When he had married her, he had been sole owner of one of Miami’s swankiest night spots. Quinn Norman whose friends were columnists and actors, senators and publishers, gamblers and bankers, and all of them big time. He shook his head, unable to believe it himself, any more.
His club, the Casa Mañana, had caught on, and he’d hired two managers who knew all there was to know about swank night spots. Ansel Breen, suave, poised and smooth; women loved his lifted brow and his small mustache, and his quick glittering smile that actually didn’t mean a thing in the world except that Breen had pretty teeth, and knew it. Rudy Mackalvain, the other manager, had been tall, very dark and very quiet, but he was a financial wizard.
Rudy Mackalvain had been a financial magician, too. After the fire that had destroyed the Casa Manana beyond repair, Mackalvain had disappeared from the face of the earth, and with him went most of Quinn Norman’s money.
After the fire, Breen’s body had been found in a storeroom behind the club. All that was left of him was his expensive, charred wrist watch, and a round bullet-hole in his skull. Quinn was accused of the murder. But he had been alone, driving with Cindy.

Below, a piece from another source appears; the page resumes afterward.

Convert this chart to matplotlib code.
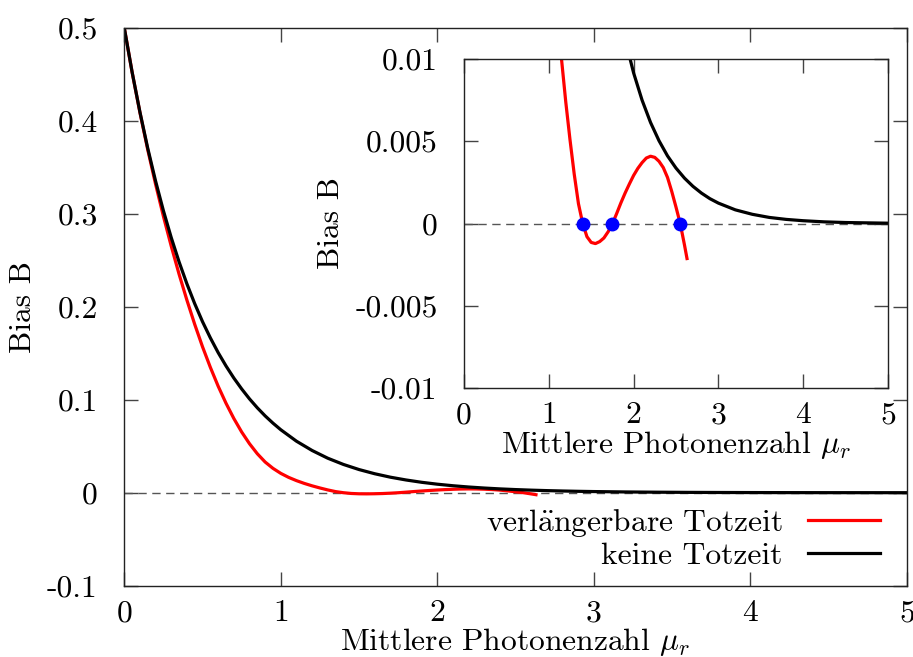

Except that at the trial, Cindy shook her lovely head. She wanted to lie to save Quinn, she said. But she couldn’t. Knocked cold by the very hugeness of her lie, Quinn heard himself sentenced to five years for manslaughter, the most they could pin on him. With him safely in the pokey, Cindy had sold out his holdings, divorced him, and disappeared...
When Cindy opened the door of her apartment at eleven-thirty that night, Quinn Norman was in a chair facing her. She had closed the door and snapped on the light before she saw him.